Law IV: Challenge Yourself and Others
The decisions that break organizations rarely survive honest scrutiny — and most organizations have quietly made honest scrutiny too costly to attempt
There is a specific moment in every meeting where the outcome locks in — not when the decision is announced, but before that, in the seconds after someone finishes explaining a plan and the room goes quiet.
Someone has a question. Maybe it’s about the assumption buried in slide three, the one the plan depends on but nobody said out loud. Maybe it’s about what happens if the rollout takes twice as long. Maybe it’s about whose budget absorbs the cost if the projection misses.
They look around. Nobody else is moving. The person presenting is the most senior person in the room, or the most confident, or the one who’s been pushing hardest for this. The question would slow things down. It would require an answer that nobody has yet. It would make the asker look like they’re not on board.
So they say nothing.
The plan moves forward carrying an assumption that nobody tested, a tradeoff that nobody named, a second-order consequence that nobody thought through. The execution begins. The assumption turns out to be wrong. By the time that becomes visible, the cost of changing course is ten times what it would have been in that room, in that quiet moment, before the decision locked.
This is not a failure of information. Everyone in the room knew what they knew. It is a failure of the conditions that make surfacing that information rational. The person with the question weighed the social cost against the likely impact of raising it and concluded that silence was the better move. That calculus was probably correct, given the room they were in. And that is the problem.
Silence is data. It signals fear, or disengagement, or a room so dominated by one voice that the others have learned it isn’t worth it. Whatever the cause, unexamined silence is structural information — and treating it as agreement is a failure of calibration that compounds forward into every decision it touches.
Organizations typically address this with psychological safety initiatives: structured feedback protocols, inclusive meeting practices, explicit invitations to dissent. These are not wrong. Fear does suppress honest input. But fear is not the only mechanism producing silence, and in many rooms it isn’t the primary one. Agreement is easier than challenge. It reduces friction, accelerates the meeting, and carries social reward. Those incentives operate regardless of how safe someone feels. A person who feels completely safe will still stay quiet if the system has taught them that challenge is costly and agreement is rewarded. The emotional variable matters. But the structural variable — the incentive geometry of the room itself — is what determines whether the honest question actually gets asked.
This is what Law IV is about: creating the structural conditions that make challenge rational before commitment, not comfortable afterward.

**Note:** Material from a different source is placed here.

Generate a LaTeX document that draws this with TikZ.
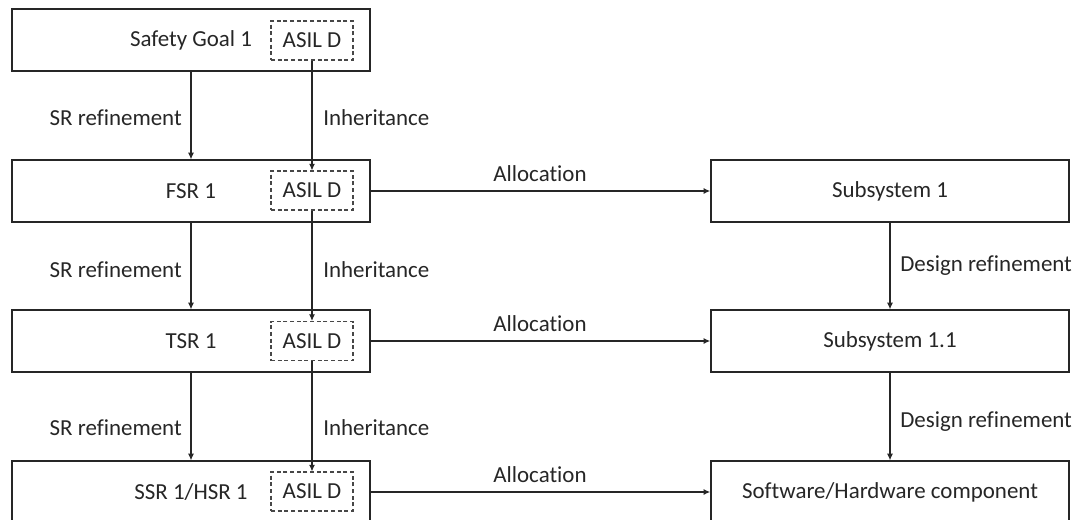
\documentclass[tikz,border=0pt]{standalone}
\usepackage{fontspec}
\setmainfont{Carlito}[Ligatures={NoCommon,NoRequired,NoContextual}]
\usetikzlibrary{arrows.meta}
\definecolor{ink}{HTML}{262626}
\begin{document}
\begin{tikzpicture}[x=0.75pt,y=-0.75pt,
  font=\fontsize{17.2}{20}\selectfont, text=ink,
  reqbox/.style={draw=ink, line width=1pt, minimum width=268.5pt, minimum height=46.5pt, inner sep=0pt},
  asilbox/.style={draw=ink!85, dash pattern=on 3pt off 2pt, line width=0.8pt, minimum width=61.5pt, minimum height=29.25pt, inner sep=0pt},
  down/.style={draw=ink, line width=0.8pt, -{Latex[length=5pt,width=4.5pt]}},
  alloc/.style={draw=ink, line width=1.4pt, -{Latex[length=5pt,width=4.5pt]}},
  lbl/.style={inner sep=0pt}]
\useasboundingbox (0,0) rectangle (1082,519);
% requirement chain (left)
\node[reqbox] (sg)  at (191,40)  {Safety Goal 1};
\node[reqbox] (fsr) at (191,191) {FSR 1};
\node[reqbox] (tsr) at (191,341) {TSR 1};
\node[reqbox] (ssr) at (191,492) {SSR 1/HSR 1};
% ASIL tags
\node[asilbox] (a0) at (312,40.5)  {ASIL D};
\node[asilbox] (a1) at (312,190.5) {ASIL D};
\node[asilbox] (a2) at (312,341)   {ASIL D};
\node[asilbox] (a3) at (312,491.5) {ASIL D};
% architecture chain (right)
\node[reqbox] (s1)  at (890,191) {Subsystem 1};
\node[reqbox] (s11) at (890,341) {Subsystem 1.1};
\node[reqbox] (sw)  at (890,492) {Software/Hardware component};
% refinement arrows
\draw[down] (sg.south)  -- (fsr.north);
\draw[down] (fsr.south) -- (tsr.north);
\draw[down] (tsr.south) -- (ssr.north);
\draw[down] (a0.south) -- (a1.north);
\draw[down] (a1.south) -- (a2.north);
\draw[down] (a2.south) -- (a3.north);
\draw[down] (s1.south)  -- (s11.north);
\draw[down] (s11.south) -- (sw.north);
% allocation arrows
\draw[alloc] (fsr.east) -- (s1.west);
\draw[alloc] (tsr.east) -- (s11.west);
\draw[alloc] (ssr.east) -- (sw.west);
% labels
\node[lbl, anchor=east] (l1) at (182,118) {SR refinement};
\node[lbl, anchor=east] (l2) at (182,270) {SR refinement};
\node[lbl, anchor=east] (l3) at (182,428) {SR refinement};
\node[lbl, anchor=west] (i1) at (323,118) {Inheritance};
\node[lbl, anchor=west] (i2) at (323,270) {Inheritance};
\node[lbl, anchor=west] (i3) at (323,428) {Inheritance};
\node[lbl] (al1) at (540,174) {Allocation};
\node[lbl] (al2) at (540,324) {Allocation};
\node[lbl] (al3) at (540,475) {Allocation};
\node[lbl, anchor=west] (d1) at (900,266) {Design refinement};
\node[lbl, anchor=west] (d2) at (900,422) {Design refinement};
\end{tikzpicture}
\end{document}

The friction this requires is not comfortable, and it isn’t supposed to be. The argument that falls apart when it gets pushed on needed to fall apart — better now than six months from now when the assumptions have become policy. The tradeoff that nobody wanted to name explicitly is now named, which means it can be owned and managed rather than discovered after the fact. The person who asked the hard question and turned out to be wrong about the concern has still done the system a service, because the concern was tested while the cost of testing was still low.
When that friction is absent, decisions become insulated from reality. The Cascade — the mechanism by which organizational distortion compounds over time, from signal failure through behavioral adaptation into entrenched dysfunction — accelerates quietly inside that insulation. Organizations that don’t institutionalize challenge eventually institutionalize something else: performative agreement. People learn to look aligned. They present clean updates. They ask clarifying questions instead of hard ones. Compliance gets mistaken for alignment, and the gap between what the organization knows and what reaches the decision-makers widens with every meeting where the honest question didn’t get asked.
The correction, when it finally comes, is not incremental. It cannot be.
After commitment, execution requires unity. That is real. But it does not mean blind continuation when new information emerges, or when sunk cost is driving persistence rather than logic. The difference between undermining a decision and recalibrating it is timing and intent. Challenge before commitment strengthens the decision. Recalibration after commitment strengthens the system’s integrity.
Neither happens automatically. Both require a system where challenge is structurally rewarded rather than socially punished — where the person who slows the room down to test an assumption is treated as an asset rather than an obstacle. Most organizations say they want that. Most organizations have built the opposite, not through policy, not through malice, but through ten thousand small moments where the harder question was skipped and the meeting moved on and nothing visibly bad happened.
The system learned. It always learns.
No system evolves into this despite everyone’s best efforts. The system is built by every action and inaction, every compromise made for the sake of comfort.